The Wall Street Journal and New York Times reported last week that Gruden used a racist trope to describe Smith in one of his email communications with former Washington Football Team President Bruce Allen.
On Sunday, Gruden apologized for his comment about Smith. He resigned the next day, after the Times obtained additional emails and reported that Gruden used more disparaging language directed at former St. Louis Rams defensive end Michael Sam, NFL commissioner Roger Goodell and others.
The emails were part of the NFL's investigation into the Washington Football Team for workplace misconduct, which ended this summer.
The league fined Washington $10 million after its investigation into alleged sexual harassment that took place between managers and executives and other staff members within the franchise.

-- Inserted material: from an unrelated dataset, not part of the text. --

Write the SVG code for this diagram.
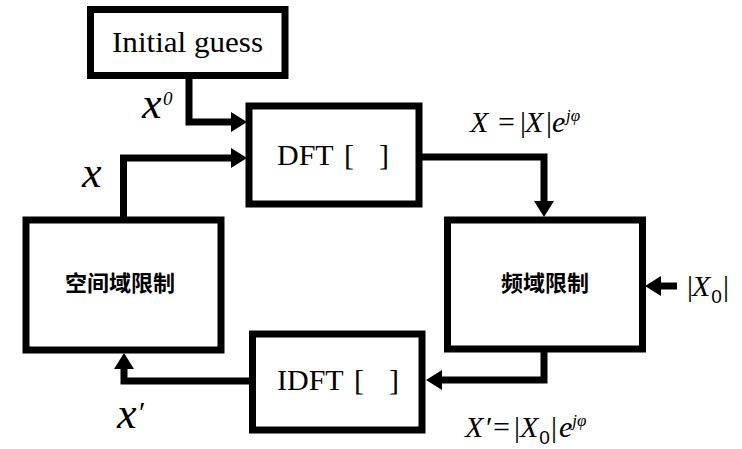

Gruden was in his 15th season as an NFL head coach. He started his NFL coaching tenure as an offensive assistant in 1990 for the San Francisco 49ers.
He first coached the Raiders from 1998 through 2001. He spent the 2002 through 2008 seasons as coach of the Tampa Bay Buccaneers. He won a Super Bowl with the Buccaneers in 2003.
Gruden worked as an analyst on ESPN's Monday Night Football for several years before he returned to coach the Raiders in 2018. The Buccaneers removed Gruden from their Ring of Honor on Tuesday in response to his offensive emails.
"While we acknowledge Jon Gruden's contributions on the field, his actions go against our core values as an organization," the Buccaneers said.
Former Raiders assistant coach and special teams coordinator Rich Bisaccia was named the team's interim coach Monday night. The Raiders will face the Denver Broncos at 4:25 p.m. EDT Sunday in Denver.